В столовку Чистяков ходить перестал. Питался консервами, хлебом, чаем. Подкармливали его от случая к случаю благодарные за песни и внимание барышни с товаро-закупочной базы и особенно загадочная блондинка, которую никто ни разу не видел, но которая, по рассказам, в Женьке души не чаяла.
– Она думала, что я жениться собрался, – делился с товарищами Чистяков.
– Куда ж тебе? У тебя семья, – рассудил Шарагин.
– Вот именно. Я ей так и сказал, если б не семья, увез бы на край света!
– А она что? – прислушался Пашков.
– Она, блядь, вся в слезах…
– Плохая примета, – предостерегал Моргульцев. – Скоро на боевые поедем, а бабы на войне удачу не приносят…
Весь следующий день Чистяков пролежал на кровати. Он и в город ехать отказался, когда подвернулась возможность, лежал и молчал.
– Где старший лейтенант Чистяков? – обвел взглядом подчиненных ротный.
– Их благородие отдыхают-с… – Пашков подкрутил пышные усы.
– Понятно, лег на сохранение… – капитану подобное состояние было хорошо известно. В таком настроении пребывали перед заменой многие. Береженого Бог бережет. Если начинался обстрел, самые смелые и отважные военнослужащие, ничуть не смущаясь, торопились в убежище. Кому хотелось по глупости погибнуть в последние перед отъездом домой дни?
– Блядь! Где он? – подвывал Чистяков. – Где его бога-душу-мать носит?!
– Отпуск отгуливает, – подливал масло в огонь Пашков. – Иль в Ташкенте пьянствует. Пиво сосет…
– Вот увидите, – твердил ротный. – Сейчас Чистяков кроет заменщика матом, а появится тот в полку – будет с него пылинки сдувать. Знаем, проходили…
На ужин Чистяков не пошел. Он шмякнул изо всех сил об пол консервную банку:
– …чтоб микроб внутри сдох!
Приговорив купленную у гражданских ноль-семьдесят-пять, сидел Женька за столом, курил, выпуская из ноздрей дым, и доверительно сетовал на жизнь плававшим в банке килькам, и под конец, излив душу, произнес:
– …стоит корова на мосту и ссыт в реку, вот так же человек – живет и умирает…
Когда же пришел Шарагин, пьяный Женька заметил:
– Слышь, ты всякую.уйню любишь записывать.
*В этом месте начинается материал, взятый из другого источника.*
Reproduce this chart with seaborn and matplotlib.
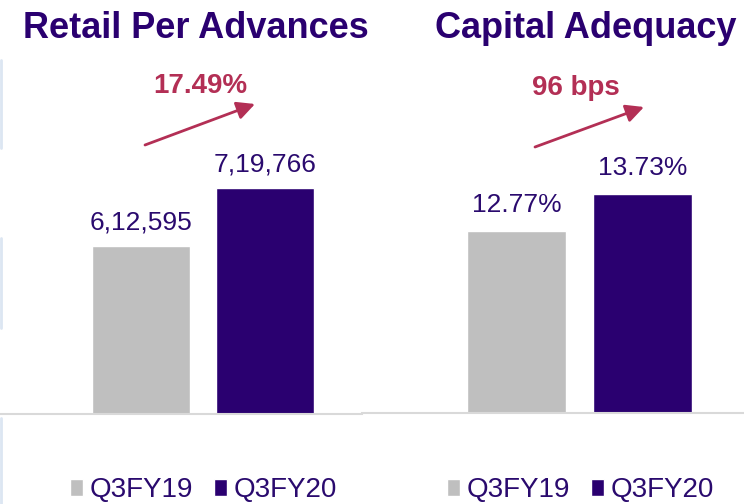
import numpy as np
import pandas as pd
import matplotlib
matplotlib.use("Agg")
import matplotlib.pyplot as plt
from matplotlib.lines import Line2D
import seaborn as sns

periods = ["Q3FY19", "Q3FY20"]
retail_vals = [612595, 719766]
retail_labels = ["6,12,595", "7,19,766"]
car_vals = [12.77, 13.73]
car_labels = ["12.77%", "13.73%"]
titles = ["Retail Per Advances", "Capital Adequacy"]
growth_labels = ["17.49%", "96 bps"]

GREY = "#BFBFBF"
PURPLE = "#2A0070"
TXT = "#2A0A6E"
RED = "#B32F55"

sns.set_theme(style="white")
plt.rcParams["font.family"] = ["Liberation Sans", "DejaVu Sans"]

W, H = 744, 504
fig = plt.figure(figsize=(W / 100, H / 100), dpi=100)

# axes placed in pixel terms
ax1 = fig.add_axes([0 / W, 1 - 414 / H, 362 / W, 414 / H])
ax2 = fig.add_axes([362 / W, 1 - 413 / H, 382 / W, 413 / H])

df1 = pd.DataFrame({"period": periods, "value": retail_vals})
df2 = pd.DataFrame({"period": periods, "value": car_vals})
pal = dict(zip(periods, [GREY, PURPLE]))

sns.barplot(data=df1, x="period", y="value", hue="period", palette=pal,
            width=0.79, saturation=1, ax=ax1, legend=True)
sns.barplot(data=df2, x="period", y="value", hue="period", palette=pal,
            width=0.79, saturation=1, ax=ax2, legend=True)

ax1.set_xlim(-1.137, 1.782)
ax1.set_ylim(302700, 1066500)
ax2.set_xlim(-1.226, 1.806)
ax2.set_ylim(8.05, 18.75)

for ax, labs, pad in [(ax1, retail_labels, 8), (ax2, car_labels, 10)]:
    for i, cont in enumerate(ax.containers):
        ax.bar_label(cont, labels=[labs[i]], padding=pad, fontsize=19, color=TXT)
    ax.set_xticks([])
    ax.set_yticks([])
    ax.set_xlabel("")
    ax.set_ylabel("")
    for s in ["top", "left", "right"]:
        ax.spines[s].set_visible(False)
    ax.spines["bottom"].set_color("#D9D9D9")
    ax.spines["bottom"].set_linewidth(1.5)
    ax.patch.set_alpha(0)

# legends along the bottom edge
for ax, x0 in [(ax1, 70), (ax2, 447)]:
    h, l = ax.get_legend_handles_labels()
    ax.get_legend().remove()
    leg = fig.legend(h, l, loc="upper left", ncol=2, frameon=False,
                     bbox_to_anchor=(x0 / W, 1 - 477 / H),
                     bbox_transform=fig.transFigure,
                     fontsize=20, handlelength=0.47, handleheight=0.55,
                     handletextpad=0.22, columnspacing=0.78, borderpad=0,
                     borderaxespad=0)
    for t in leg.get_texts():
        t.set_color(TXT)

# titles
fig.text(196 / W, 1 - 28 / H, titles[0], ha="center", va="center",
         fontsize=26, fontweight="bold", color=PURPLE)
fig.text(586 / W, 1 - 28 / H, titles[1], ha="center", va="center",
         fontsize=26, fontweight="bold", color=PURPLE)

# growth arrows
arrows = [((145, 145), (255, 104), (200, 86)), ((535, 147), (644, 107), (576, 88))]
for (tail, tip, tpos), lab in zip(arrows, growth_labels):
    fig.add_artist(plt.Annotation(
        "", xy=(tip[0], H - tip[1]), xytext=(tail[0], H - tail[1]),
        xycoords="figure pixels", textcoords="figure pixels",
        arrowprops=dict(arrowstyle="-|>,head_length=0.9,head_width=0.45",
                        color=RED, lw=2, shrinkA=0, shrinkB=0)))
    fig.text(tpos[0] / W, 1 - tpos[1] / H, lab, ha="center", va="center",
             fontsize=20, fontweight="bold", color=RED)

# faint left border segments
for y0, y1 in [(60, 148), (238, 328), (418, 504)]:
    fig.add_artist(Line2D([1 / W, 1 / W], [1 - y0 / H, 1 - y1 / H],
                          transform=fig.transFigure, color="#DCE6F2", lw=2))

fig.savefig("out.png", dpi=100)
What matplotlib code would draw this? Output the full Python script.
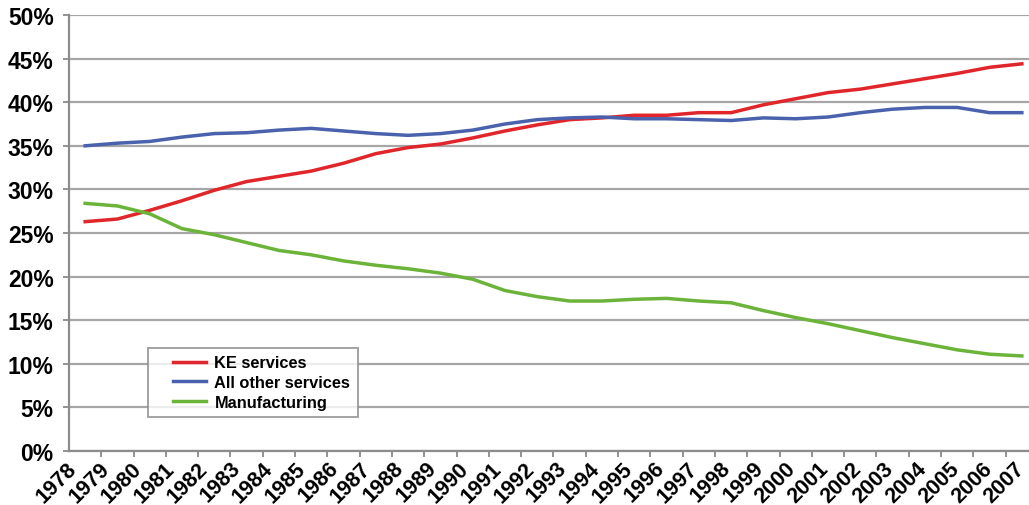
import matplotlib
matplotlib.use("Agg")
import matplotlib.pyplot as plt
from matplotlib.legend_handler import HandlerLine2D
from matplotlib.ticker import FixedLocator, PercentFormatter

years = list(range(1978, 2008))
ke_services = [26.3, 26.6, 27.6, 28.7, 29.9, 30.9, 31.5, 32.1, 33.0, 34.1,
               34.8, 35.2, 35.9, 36.7, 37.4, 38.0, 38.2, 38.5, 38.5, 38.8,
               38.8, 39.7, 40.4, 41.1, 41.5, 42.1, 42.7, 43.3, 44.0, 44.4]
other_services = [35.0, 35.3, 35.5, 36.0, 36.4, 36.5, 36.8, 37.0, 36.7, 36.4,
                  36.2, 36.4, 36.8, 37.5, 38.0, 38.2, 38.3, 38.1, 38.1, 38.0,
                  37.9, 38.2, 38.1, 38.3, 38.8, 39.2, 39.4, 39.4, 38.8, 38.8]
manufacturing = [28.4, 28.1, 27.2, 25.5, 24.8, 23.9, 23.0, 22.5, 21.8, 21.3,
                 20.9, 20.4, 19.7, 18.4, 17.7, 17.2, 17.2, 17.4, 17.5, 17.2,
                 17.0, 16.1, 15.3, 14.6, 13.8, 13.0, 12.3, 11.6, 11.1, 10.9]
y_ticks = [0, 5, 10, 15, 20, 25, 30, 35, 40, 45, 50]

plt.rcParams["font.family"] = ["Liberation Sans", "DejaVu Sans"]

W, H = 1029, 506
fig = plt.figure(figsize=(W / 100, H / 100), dpi=100)
# plot area runs past the right edge (cropped in the original)
ax = fig.add_axes([69 / W, 1 - 452 / H, (1038 - 69) / W, (452 - 16) / H])

grid_c = "#a6a6a6"
ax.plot(years, ke_services, color="#e0262a", lw=2.5, label="KE services", zorder=3)
ax.plot(years, other_services, color="#4a62ad", lw=2.5, label="All other services", zorder=3)
ax.plot(years, manufacturing, color="#6cb33a", lw=2.5, label="Manufacturing", zorder=3)

ax.set_xlim(1977.5, 2007.5)
ax.set_ylim(0, 50)

ax.set_yticks(y_ticks)
ax.yaxis.set_major_formatter(PercentFormatter(decimals=0))
ax.yaxis.grid(True, color=grid_c, lw=1.6)
ax.set_axisbelow(True)

# labels in the original are spaced a touch wider than the data points
label_pos = [y - 0.36 + 0.012 * (y - years[0]) for y in years]
ax.set_xticks(label_pos)
ax.set_xticklabels([str(y) for y in years], rotation=45, ha="right", va="center",
                   rotation_mode="anchor", fontsize=15.5, fontweight="bold")
ax.xaxis.set_minor_locator(FixedLocator([y + 0.5 for y in years]))
ax.tick_params(axis="x", which="major", length=0, pad=10)
ax.tick_params(axis="x", which="minor", length=4, color="#808080", width=1.2)
ax.tick_params(axis="y", length=4, color="#808080", width=1.2, pad=7,
               labelsize=16.5)
for lbl in ax.get_yticklabels():
    lbl.set_fontweight("bold")

for s in ("top", "right"):
    ax.spines[s].set_visible(False)
ax.spines["left"].set_color("#8c8c8c")
ax.spines["left"].set_linewidth(1.6)
ax.spines["bottom"].set_color("#8c8c8c")
ax.spines["bottom"].set_linewidth(1.6)

leg = ax.legend(loc="upper left", bbox_to_anchor=(148 / W, 1 - 349 / H),
                bbox_transform=fig.transFigure, borderaxespad=0,
                prop={"weight": "bold", "size": 11.8}, frameon=True, fancybox=False,
                handlelength=3.1, handletextpad=0.5, borderpad=0.45, labelspacing=0.28,
                handler_map={plt.Line2D: HandlerLine2D(xpad=1.1)})
leg.get_frame().set_edgecolor("#8c8c8c")
leg.get_frame().set_linewidth(1.4)

fig.savefig("out.png", dpi=100)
Парадокс русской души: скоммуниздить ящик водки, продать его, а деньги пропить.
– Отстань, – Шарагин вытянулся на кровати, полежал, подумал, решил написать несколько строк домой. – Какое сегодня число, Женька?
– Сорок четвертое апреля.
– Такого в природе не бывает.
– Бывает.
– В апреле, – пояснил Шарагин, который ни накануне, ни в течение нынешнего дня не выпил ни капли, – тридцать дней.
– Я должен был замениться в апреле. И пока я, блядь, не заменюсь, апрель месяц не кончится!
Пусть и хандрил Чистяков, и пил горькую, и отлынивал от нарядов и краткосрочных выездов из части, на боевые собрался первым, и взвод настроил соответствующим образом. Настроил на войну.
– Всех пропоносило, теперь за дело! – подгонял он «слонов». – И чтоб я, блядь, ни от кого больше не слышал про болезни! – крыл он направо и налево.
Женька предвкушал войну, риск, азарт боя, и весь светился. На боевых погибнуть офицеру не страшно, страшно, а вернее обидно, по глупости пулю или осколок заработать.
Солдатам приходилось несладко. Дембеля жаждали домой не меньше, полтора года без увольнительной, без отпуска пропахали, но лишены были права выбирать, проявлять недовольство, как офицеры. Чистяков ко всем подряд придирался, щупал кулаком печень у «слонов»:
– Удар по печени заменяет кружку пива!
Загорелся Чистяков ехать на войну, ходил чумной, про заменщика забыл, чистил автомат, вещи укладывал, нож точил.
– Ох, и не завидую я духам… – качал головой прапорщик Пашков. – Откуда у него вдруг столько энергии взялось? – Старшина проверял, как закрепили на башне бронемашины станковый пулемет. – Ты что такой не веселый, Шарагин?